Write out the complete material exactly as it stands.

::::::::

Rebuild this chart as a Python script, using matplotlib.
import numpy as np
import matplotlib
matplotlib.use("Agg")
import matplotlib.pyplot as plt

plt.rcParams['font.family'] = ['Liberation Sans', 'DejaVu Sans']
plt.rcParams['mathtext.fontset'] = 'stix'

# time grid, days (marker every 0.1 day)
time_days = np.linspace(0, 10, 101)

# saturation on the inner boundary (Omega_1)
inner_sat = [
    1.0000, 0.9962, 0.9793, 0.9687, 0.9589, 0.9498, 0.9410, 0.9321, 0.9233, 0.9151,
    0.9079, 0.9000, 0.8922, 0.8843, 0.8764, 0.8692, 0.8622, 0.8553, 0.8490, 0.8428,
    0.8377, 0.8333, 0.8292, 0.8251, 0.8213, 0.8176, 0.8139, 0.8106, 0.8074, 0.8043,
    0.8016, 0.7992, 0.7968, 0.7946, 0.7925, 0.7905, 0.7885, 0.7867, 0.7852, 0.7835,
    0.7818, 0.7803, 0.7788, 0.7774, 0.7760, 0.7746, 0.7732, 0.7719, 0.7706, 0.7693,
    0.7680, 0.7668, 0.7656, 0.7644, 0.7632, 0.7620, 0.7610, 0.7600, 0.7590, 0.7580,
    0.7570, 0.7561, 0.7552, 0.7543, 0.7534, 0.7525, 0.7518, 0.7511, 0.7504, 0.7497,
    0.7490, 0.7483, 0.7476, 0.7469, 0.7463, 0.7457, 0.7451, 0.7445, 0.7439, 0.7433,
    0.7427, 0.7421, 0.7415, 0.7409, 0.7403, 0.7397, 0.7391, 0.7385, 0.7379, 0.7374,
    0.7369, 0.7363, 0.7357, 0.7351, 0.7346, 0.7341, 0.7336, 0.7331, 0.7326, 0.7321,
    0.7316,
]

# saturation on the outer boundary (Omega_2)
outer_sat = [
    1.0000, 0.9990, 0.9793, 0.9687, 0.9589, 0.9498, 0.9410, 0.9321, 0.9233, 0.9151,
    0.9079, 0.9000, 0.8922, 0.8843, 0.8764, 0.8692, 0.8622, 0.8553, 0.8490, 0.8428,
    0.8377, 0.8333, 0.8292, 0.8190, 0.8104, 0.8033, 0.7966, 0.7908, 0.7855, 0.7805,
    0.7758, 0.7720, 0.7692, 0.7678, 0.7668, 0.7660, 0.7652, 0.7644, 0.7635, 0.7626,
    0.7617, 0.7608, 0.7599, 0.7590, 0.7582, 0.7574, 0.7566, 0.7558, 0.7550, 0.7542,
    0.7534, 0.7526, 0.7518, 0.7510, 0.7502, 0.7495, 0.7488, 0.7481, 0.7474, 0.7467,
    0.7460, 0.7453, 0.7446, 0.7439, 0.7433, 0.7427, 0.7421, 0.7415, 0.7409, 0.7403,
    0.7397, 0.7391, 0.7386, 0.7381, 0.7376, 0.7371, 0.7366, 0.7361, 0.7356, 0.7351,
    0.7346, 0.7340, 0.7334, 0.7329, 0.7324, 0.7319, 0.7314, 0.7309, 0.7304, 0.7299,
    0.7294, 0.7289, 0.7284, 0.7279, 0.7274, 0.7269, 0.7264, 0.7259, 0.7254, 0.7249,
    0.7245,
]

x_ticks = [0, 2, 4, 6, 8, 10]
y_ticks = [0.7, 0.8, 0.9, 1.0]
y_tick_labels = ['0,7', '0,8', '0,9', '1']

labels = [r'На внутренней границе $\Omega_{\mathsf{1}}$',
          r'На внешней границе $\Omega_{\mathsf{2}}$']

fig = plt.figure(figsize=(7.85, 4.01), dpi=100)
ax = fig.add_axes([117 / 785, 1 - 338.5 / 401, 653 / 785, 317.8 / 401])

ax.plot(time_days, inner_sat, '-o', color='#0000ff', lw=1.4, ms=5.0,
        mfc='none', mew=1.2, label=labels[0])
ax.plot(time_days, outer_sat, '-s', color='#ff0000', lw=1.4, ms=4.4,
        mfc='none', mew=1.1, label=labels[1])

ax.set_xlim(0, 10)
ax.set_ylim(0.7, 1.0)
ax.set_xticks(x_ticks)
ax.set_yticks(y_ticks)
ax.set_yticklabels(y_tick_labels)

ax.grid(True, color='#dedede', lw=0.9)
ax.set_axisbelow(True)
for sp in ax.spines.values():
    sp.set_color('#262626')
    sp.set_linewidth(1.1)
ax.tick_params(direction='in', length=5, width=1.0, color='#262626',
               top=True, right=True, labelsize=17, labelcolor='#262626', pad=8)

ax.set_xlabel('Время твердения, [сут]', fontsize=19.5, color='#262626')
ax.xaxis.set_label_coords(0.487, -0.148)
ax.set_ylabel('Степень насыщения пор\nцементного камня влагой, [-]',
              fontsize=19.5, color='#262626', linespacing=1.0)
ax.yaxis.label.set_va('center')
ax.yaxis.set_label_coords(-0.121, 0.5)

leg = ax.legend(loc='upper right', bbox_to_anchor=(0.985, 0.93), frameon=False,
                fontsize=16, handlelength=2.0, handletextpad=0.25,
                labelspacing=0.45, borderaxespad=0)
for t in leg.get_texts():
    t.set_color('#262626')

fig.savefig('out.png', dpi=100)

::::::::

WRITTEN ANSWER
Rebuild this chart as a Python script, using matplotlib.
import numpy as np
import matplotlib
matplotlib.use("Agg")
import matplotlib.pyplot as plt

plt.rcParams['font.family'] = ['Liberation Sans', 'DejaVu Sans']
plt.rcParams['mathtext.fontset'] = 'stix'

# time grid, days (marker every 0.1 day)
time_days = np.linspace(0, 10, 101)

# saturation on the inner boundary (Omega_1)
inner_sat = [
    1.0000, 0.9962, 0.9793, 0.9687, 0.9589, 0.9498, 0.9410, 0.9321, 0.9233, 0.9151,
    0.9079, 0.9000, 0.8922, 0.8843, 0.8764, 0.8692, 0.8622, 0.8553, 0.8490, 0.8428,
    0.8377, 0.8333, 0.8292, 0.8251, 0.8213, 0.8176, 0.8139, 0.8106, 0.8074, 0.8043,
    0.8016, 0.7992, 0.7968, 0.7946, 0.7925, 0.7905, 0.7885, 0.7867, 0.7852, 0.7835,
    0.7818, 0.7803, 0.7788, 0.7774, 0.7760, 0.7746, 0.7732, 0.7719, 0.7706, 0.7693,
    0.7680, 0.7668, 0.7656, 0.7644, 0.7632, 0.7620, 0.7610, 0.7600, 0.7590, 0.7580,
    0.7570, 0.7561, 0.7552, 0.7543, 0.7534, 0.7525, 0.7518, 0.7511, 0.7504, 0.7497,
    0.7490, 0.7483, 0.7476, 0.7469, 0.7463, 0.7457, 0.7451, 0.7445, 0.7439, 0.7433,
    0.7427, 0.7421, 0.7415, 0.7409, 0.7403, 0.7397, 0.7391, 0.7385, 0.7379, 0.7374,
    0.7369, 0.7363, 0.7357, 0.7351, 0.7346, 0.7341, 0.7336, 0.7331, 0.7326, 0.7321,
    0.7316,
]

# saturation on the outer boundary (Omega_2)
outer_sat = [
    1.0000, 0.9990, 0.9793, 0.9687, 0.9589, 0.9498, 0.9410, 0.9321, 0.9233, 0.9151,
    0.9079, 0.9000, 0.8922, 0.8843, 0.8764, 0.8692, 0.8622, 0.8553, 0.8490, 0.8428,
    0.8377, 0.8333, 0.8292, 0.8190, 0.8104, 0.8033, 0.7966, 0.7908, 0.7855, 0.7805,
    0.7758, 0.7720, 0.7692, 0.7678, 0.7668, 0.7660, 0.7652, 0.7644, 0.7635, 0.7626,
    0.7617, 0.7608, 0.7599, 0.7590, 0.7582, 0.7574, 0.7566, 0.7558, 0.7550, 0.7542,
    0.7534, 0.7526, 0.7518, 0.7510, 0.7502, 0.7495, 0.7488, 0.7481, 0.7474, 0.7467,
    0.7460, 0.7453, 0.7446, 0.7439, 0.7433, 0.7427, 0.7421, 0.7415, 0.7409, 0.7403,
    0.7397, 0.7391, 0.7386, 0.7381, 0.7376, 0.7371, 0.7366, 0.7361, 0.7356, 0.7351,
    0.7346, 0.7340, 0.7334, 0.7329, 0.7324, 0.7319, 0.7314, 0.7309, 0.7304, 0.7299,
    0.7294, 0.7289, 0.7284, 0.7279, 0.7274, 0.7269, 0.7264, 0.7259, 0.7254, 0.7249,
    0.7245,
]

x_ticks = [0, 2, 4, 6, 8, 10]
y_ticks = [0.7, 0.8, 0.9, 1.0]
y_tick_labels = ['0,7', '0,8', '0,9', '1']

labels = [r'На внутренней границе $\Omega_{\mathsf{1}}$',
          r'На внешней границе $\Omega_{\mathsf{2}}$']

fig = plt.figure(figsize=(7.85, 4.01), dpi=100)
ax = fig.add_axes([117 / 785, 1 - 338.5 / 401, 653 / 785, 317.8 / 401])

ax.plot(time_days, inner_sat, '-o', color='#0000ff', lw=1.4, ms=5.0,
        mfc='none', mew=1.2, label=labels[0])
ax.plot(time_days, outer_sat, '-s', color='#ff0000', lw=1.4, ms=4.4,
        mfc='none', mew=1.1, label=labels[1])

ax.set_xlim(0, 10)
ax.set_ylim(0.7, 1.0)
ax.set_xticks(x_ticks)
ax.set_yticks(y_ticks)
ax.set_yticklabels(y_tick_labels)

ax.grid(True, color='#dedede', lw=0.9)
ax.set_axisbelow(True)
for sp in ax.spines.values():
    sp.set_color('#262626')
    sp.set_linewidth(1.1)
ax.tick_params(direction='in', length=5, width=1.0, color='#262626',
               top=True, right=True, labelsize=17, labelcolor='#262626', pad=8)

ax.set_xlabel('Время твердения, [сут]', fontsize=19.5, color='#262626')
ax.xaxis.set_label_coords(0.487, -0.148)
ax.set_ylabel('Степень насыщения пор\nцементного камня влагой, [-]',
              fontsize=19.5, color='#262626', linespacing=1.0)
ax.yaxis.label.set_va('center')
ax.yaxis.set_label_coords(-0.121, 0.5)

leg = ax.legend(loc='upper right', bbox_to_anchor=(0.985, 0.93), frameon=False,
                fontsize=16, handlelength=2.0, handletextpad=0.25,
                labelspacing=0.45, borderaxespad=0)
for t in leg.get_texts():
    t.set_color('#262626')

fig.savefig('out.png', dpi=100)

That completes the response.